I decided to plot the cycle time taken for each story against story point. I expected to see a nice grouping of cycle times for each point that increases as the estimate does which meaning I could use any story as my reference and at worse I would find out that 5 points isn't a days worth of work any more.

Well I got this:

plain chart image

No correlation

The chart above would suggest that there is no correlation between cycle time and the estimate given to a story. There is a lot of variation at each sizing and some data points that look like they might be outliers.

Also, those stories that have 0 for an estimate - we didn't do work for free, we just didn't assign an estimate to them. Whos to say what we would've estimated those as if we had, so I'll remove those. I'll remove too the story points that only have a single data point, 0.5 and 8 points.

With the chart tidied up I can use BoxPlotR to produce a box plot:

box plot image

1 point 2 points 3 points 5 points
Upper whisker 6.01 5.10 4.91 5.88
3rd quartile 3.07 2.52 4.37 3.98
Median 0.08 1.06 1.44 2.02
1st quartile 0.04 0.22 0.84 0.88
Lower whisker 0.01 0.01 0.01 0.08
Nr. of data points 11.00 35.00 16.00 17.00

Centre lines show the medians; box limits indicate the 25th and 75th percentiles as determined by R software; whiskers extend 1.5 times the interquartile range from the 25th and 75th percentiles, suspected outliers lie outside of the whiskers; data points are plotted as open circles.

The box length for each point is similar, suggesting similar amount of variation in the data. The data for 1 and 3 points, seem to be skewed to the right, based on the distance of the median from the lower quartile. The skew for 3 points is quite slight as the length of the whiskers is very similar.

The median cycle time does seem to trend upwards as the story point increases, but I don't have much confidence in it.

Furthermore, I certainly wouldn't quote the median value: This is a 5, so you'll have it in 2 days. We're just about as likely to deliver a 2 point story in 2 days as we are a 5 point story. Instead, if a customer wanted to know when we'd complete a ticket, I'd rather tell them, that in most cases, it would probably be done within two days.

Cycle time (days) Percentage of stories delivered
<=2 63
>2 <=4 18
>4 <=6 10
>6 9

What are we estimating

My team works for different customers and each of those customers have their own constraints that may contribute to the variation in cycle time. What if I just look at the time it takes for us to actually code a story (I think its all to easy for a developer to just consider how long it'll take them to do "their" part anyway) - lets see:

box plot of dev time

1 point 2 points 3 points 5 points
Upper whisker 0.07 1.79 1.75 3.98
3rd quartile 0.04 0.80 1.00 1.96
Median 0.04 0.10 0.91 0.88
1st quartile 0.02 0.05 0.22 0.19
Lower whisker 0.01 0.01 0.01 0.08
Nr. of data points 12.00 35.00 17.00 18.00

Centre lines show the medians; box limits indicate the 25th and 75th percentiles as determined by R software; whiskers extend 1.5 times the interquartile range from the 25th and 75th percentiles, suspected outliers lie outside of the whiskers; data points are plotted as open circles.

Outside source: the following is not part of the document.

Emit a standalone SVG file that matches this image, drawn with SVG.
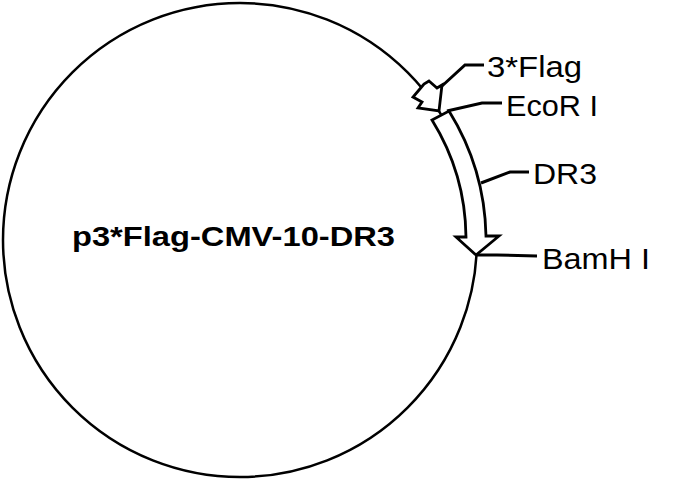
<svg xmlns="http://www.w3.org/2000/svg" width="689" height="480" viewBox="0 0 689 480">
<style>
.ln{fill:none;stroke:#000;stroke-width:2.5;stroke-linejoin:miter}
.ld{fill:none;stroke:#000;stroke-width:3;stroke-linejoin:miter}
.sh{fill:#fff;stroke:#000;stroke-width:2.8;stroke-linejoin:miter}
.lb{font-family:"Liberation Sans",Arial,sans-serif;font-size:30px;fill:#000}
.tt{font-family:"Liberation Sans",Arial,sans-serif;font-size:28px;font-weight:bold;fill:#000}
</style>
<rect width="689" height="480" fill="#fff"/>
<g id="plasmid">
<circle class="ln" cx="240" cy="240" r="237"/>
<text class="tt" x="72" y="246" textLength="323" lengthAdjust="spacingAndGlyphs">p3*Flag-CMV-10-DR3</text>
</g>
<g id="flag">
<polygon class="sh" points="429,81 437,88 442,85 439,111 418,108 422,102 413,97 419,90 424,84"/>
</g>
<g id="dr3">
<path class="sh" d="M449,111 A246 246 0 0 1 486,236 L499,236 L476,255 L456,237 L466,237 A226 226 0 0 0 432,120 Z"/>
</g>
<g id="connectors">
<polyline class="ld" points="442,86 465,65 484,65"/>
<polyline class="ld" points="447,111 482,103 502,103"/>
<polyline class="ld" points="481,183 510,172 529,172"/>
<polyline class="ld" points="476,255 497,255 537,256"/>
</g>
<g id="labels">
<text id="lbl-flag" class="lb" x="487" y="77" textLength="95" lengthAdjust="spacingAndGlyphs">3*Flag</text>
<text id="lbl-ecori" class="lb" x="506" y="116" textLength="92" lengthAdjust="spacingAndGlyphs">EcoR I</text>
<text id="lbl-dr3" class="lb" x="533" y="184" textLength="64" lengthAdjust="spacingAndGlyphs">DR3</text>
<text id="lbl-bamhi" class="lb" x="542" y="269" textLength="108" lengthAdjust="spacingAndGlyphs">BamH I</text>
</g>
</svg>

Obviously the time taken is reduced now - note the change in scale. All except the one point stories still have some variation with a skewed distribution. The variation of the two and three point stories is less than it was when we plotted cycle time. Therefore, some of the variation can be attributed to various constraints that slow down the delivery of a ticket.

Furthermore, it seems like we're better at estimating smaller stories, which I'd back up from experience as we tend to give a story a bigger estimate if we're a bit unsure and that would explain the greater variation of the 5 point stories.

What does #NoEstimates look like?

What would it look like if I removed the estimate from the plot? I've included the #NoEstimates data points too (the ones with 0 story points in the first chart).

box plot of dev time

No estimate
Upper whisker 6.02
3rd quartile 3.10
Median 1.08
1st quartile 0.19
Lower whisker 0.01
Nr. of data points 89.00
Mean 2.34

Centre lines show the medians; box limits indicate the 25th and 75th percentiles as determined by R software; whiskers extend 1.5 times the interquartile range from the 25th and 75th percentiles, suspected outliers are represented by dots; crosses represent sample means; data points are plotted as open circles.

The amount of variation is no worse than the previous plots. And again, the data is skewed to the right - just look at the spread of the swarm in the lower quartile.

We already know that, in most cases (63% of tickets), we would deliver a ticket within two days. If we use the upper quartile, 3.1 days, 74% of tickets would be delivered within that time.

Conclusions

So what does it all mean?

I've struggled to write this post. The theme has changed a lot, flip-flopping between #NoEstimates and #Estimates.

I think the takeaways from this would be:

  • Should you use estimates to plan? We might have it for you in 1 hour or 5 days.
  • Should you prioritise work based on estimates? Was it really a quick win?
  • There is too much variation to produce a meaningful trend.

I've now got my reference stories (a few stories at each point closest to their median). I know 5 points does not equal a effort. I can tell customers that their story will be live in about three days. And the team will work with our customers to reign in the varied cycle time.

Hypothesis, Measure and Learn

Now I've got my sample stories for each story point, I think by using those stories as a reference when we estimate, we should see a tighter grouping at each point when I next plot cycle time against story point.